Peter Corris was an academic and a journalist as well as novelist. He’s known by aficionados as ‘the Godfather of contemporary Australian crime-writing.’ Corris was nominated for a Ned Kelly half a dozen times, and eventually was given a Lifetime Achievement award in 1999. Corris created a number of long lived, much loved and bestselling characters—Ray Crawley, Federal Security Agency director in Sydney, features in eight novels. Richard Browning, a Sydney private investigator with Hollywood ties features in a further eight books, while Luke Dunlop, an agent for the Australian Witness Protection Agency, featured in three novels.

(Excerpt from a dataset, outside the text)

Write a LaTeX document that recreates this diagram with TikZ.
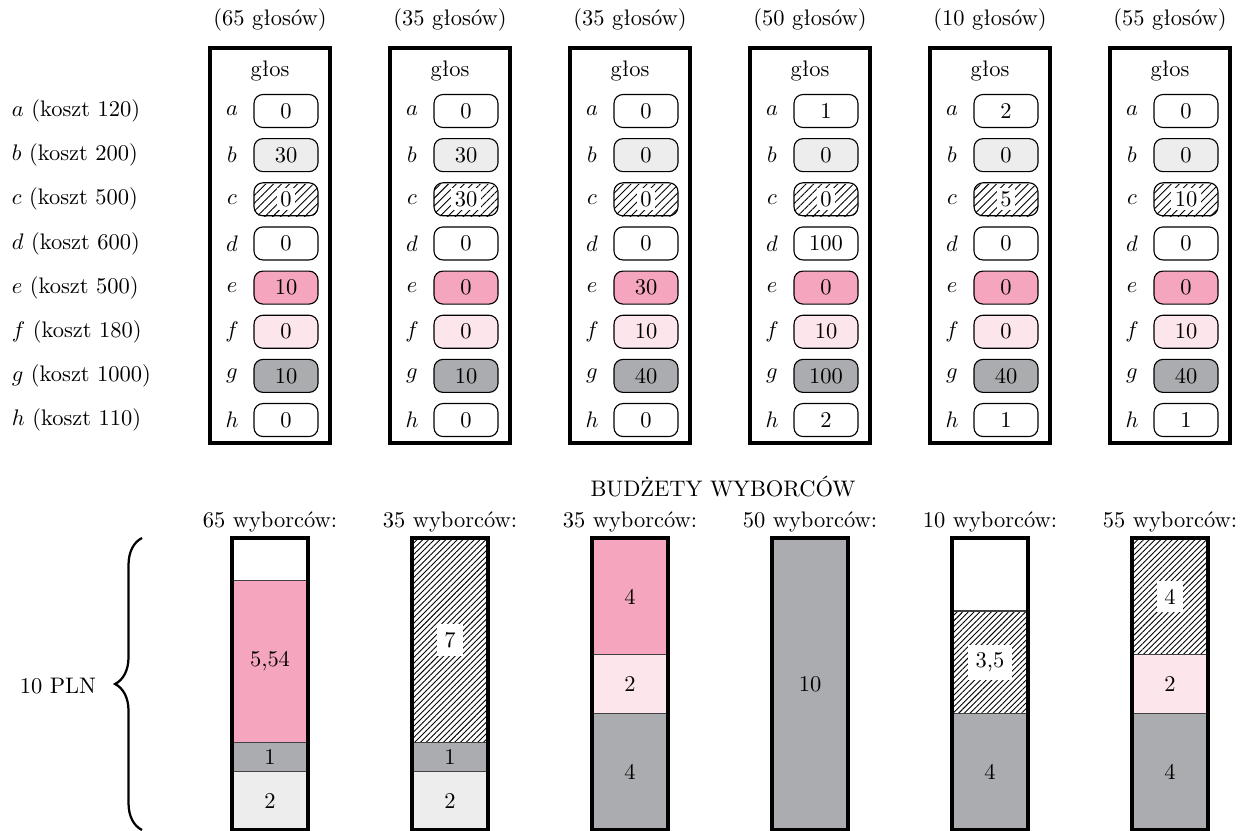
\documentclass[tikz,border=0pt]{standalone}
\usepackage{fontspec}
\usepackage{tikz}
\usetikzlibrary{patterns.meta,decorations.pathreplacing}
\definecolor{pinkv}{RGB}{245,166,190}
\definecolor{lpink}{RGB}{253,229,236}
\definecolor{grayv}{RGB}{171,172,175}
\definecolor{lgr}{RGB}{237,237,237}

\begin{document}
\begin{tikzpicture}[x=0.445pt, y=-0.445pt,
  frame/.style={line width=1.8pt},
  cell/.style={rounded corners=4pt, line width=0.5pt},
  seg/.style={line width=0.5pt, draw=black!75},
  hatch/.style={pattern={Lines[angle=45, distance=1.8pt, line width=0.4pt]}},
  chatch/.style={pattern={Lines[angle=45, distance=2.5pt, line width=0.4pt]}},
  lab/.style={inner sep=3.5pt, fill=white}]
\useasboundingbox (0,0) rectangle (1246,831);

% projects and costs
\foreach \p/\c [count=\k] in {a/120, b/200, c/500, d/600, e/500, f/180, g/1000, h/110}
  \node[anchor=west] (cost\p) at (4,{111+44.15*(\k-1)}) {$\p$ (koszt \c)};

% votes of each group
\foreach \i/\n/\va/\vb/\vc/\vd/\ve/\vf/\vg/\vh in {1/65/0/30/0/0/10/0/10/0, 2/35/0/30/30/0/0/0/10/0,
    3/35/0/0/0/0/30/10/40/0, 4/50/1/0/0/100/0/10/100/2, 5/10/2/0/5/0/0/0/40/1, 6/55/0/0/10/0/0/10/40/1} {
  \pgfmathsetmacro\X{90+180*\i}
  \node (head\i) at (\X,20) {(\n~głosów)};
  \draw[frame] (\X-60,48) rectangle (\X+60,443);
  \node (glos\i) at (\X,71) {głos};
  \foreach \p/\v/\col [count=\k] in {a/\va/white, b/\vb/lgr, c/\vc/white, d/\vd/white,
      e/\ve/pinkv, f/\vf/lpink, g/\vg/grayv, h/\vh/white} {
    \pgfmathsetmacro\Y{111+44.15*(\k-1)}
    \node (l\p\i) at (\X-38,\Y) {$\p$};
    \draw[cell, fill=\col] (\X-16,\Y-16.5) rectangle (\X+48,\Y+16.5);
    \node[inner sep=1pt] (v\p\i) at (\X+16,\Y) {\v};
  }
  \fill[cell, chatch] (\X-16,183.8) rectangle (\X+48,216.8);
  \node[inner sep=1.5pt, fill=white] at (vc\i) {\vc};
}

% budgets
\node (title) at (723,487) {BUDŻETY WYBORCÓW};
\foreach \i/\n in {1/65, 2/35, 3/35, 4/50, 5/10, 6/55}
  \node (grp\i) at ({90+180*\i},522) {\n~wyborców:};

% 65 voters
\draw[seg, fill=lgr] (232,830) rectangle (308,771.6);
\draw[seg, fill=grayv] (232,771.6) rectangle (308,742.4);
\draw[seg, fill=pinkv] (232,742.4) rectangle (308,580.6);
\node (s1b) at (270,800.8) {2};
\node (s1g) at (270,757) {1};
\node (s1e) at (270,661.5) {5,54};
% 35 voters
\draw[seg, fill=lgr] (412,830) rectangle (488,771.6);
\draw[seg, fill=grayv] (412,771.6) rectangle (488,742.4);
\draw[seg, hatch] (412,742.4) rectangle (488,538);
\node (s2b) at (450,800.8) {2};
\node (s2g) at (450,757) {1};
\node[lab] (s2c) at (450,640.2) {7};
% 35 voters
\draw[seg, fill=grayv] (592,830) rectangle (668,713.2);
\draw[seg, fill=lpink] (592,713.2) rectangle (668,654.8);
\draw[seg, fill=pinkv] (592,654.8) rectangle (668,538);
\node (s3g) at (630,771.6) {4};
\node (s3f) at (630,684) {2};
\node (s3e) at (630,596.4) {4};
% 50 voters
\draw[seg, fill=grayv] (772,830) rectangle (848,538);
\node (s4g) at (810,684) {10};
% 10 voters
\draw[seg, fill=grayv] (952,830) rectangle (1028,713.2);
\draw[seg, hatch] (952,713.2) rectangle (1028,611);
\node (s5g) at (990,771.6) {4};
\node[lab] (s5c) at (990,662.1) {3,5};
% 55 voters
\draw[seg, fill=grayv] (1132,830) rectangle (1208,713.2);
\draw[seg, fill=lpink] (1132,713.2) rectangle (1208,654.8);
\draw[seg, hatch] (1132,654.8) rectangle (1208,538);
\node (s6g) at (1170,771.6) {4};
\node (s6f) at (1170,684) {2};
\node[lab] (s6c) at (1170,596.4) {4};

\foreach \i in {1,...,6}
  \draw[frame] ({90+180*\i-38},830) rectangle ({90+180*\i+38},538);

% whole budget
\draw[line width=1pt, decorate, decoration={brace, amplitude=12pt}] (142,830) -- (142,538);
\node (pln) at (58,686) {10 PLN};
\end{tikzpicture}
\end{document}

But Corris is far and away best known for his character Cliff Hardy, the archetype grizzled, world-weary PI of American hard-boiled fiction, but with Australian characteristics. Hardy comes from Maroubra, a Sydney beachside suburb. The hard-drinking, chain-smoking ex-boxer digs through the darkest alleyways of Sydney, bumping into a colourful cast of volatile characters. Corris was prolific and produced forty-four Cliff books between 1980 and 2017. The books are Australian spins on Philip Marlowe and Sam Spade—bent cops, corrupt politicians, the city as a warzone between the honest citizen and the crooked power elites.
And that takes us back to the start—Sydney as Australia’s undisputed capital of Noir.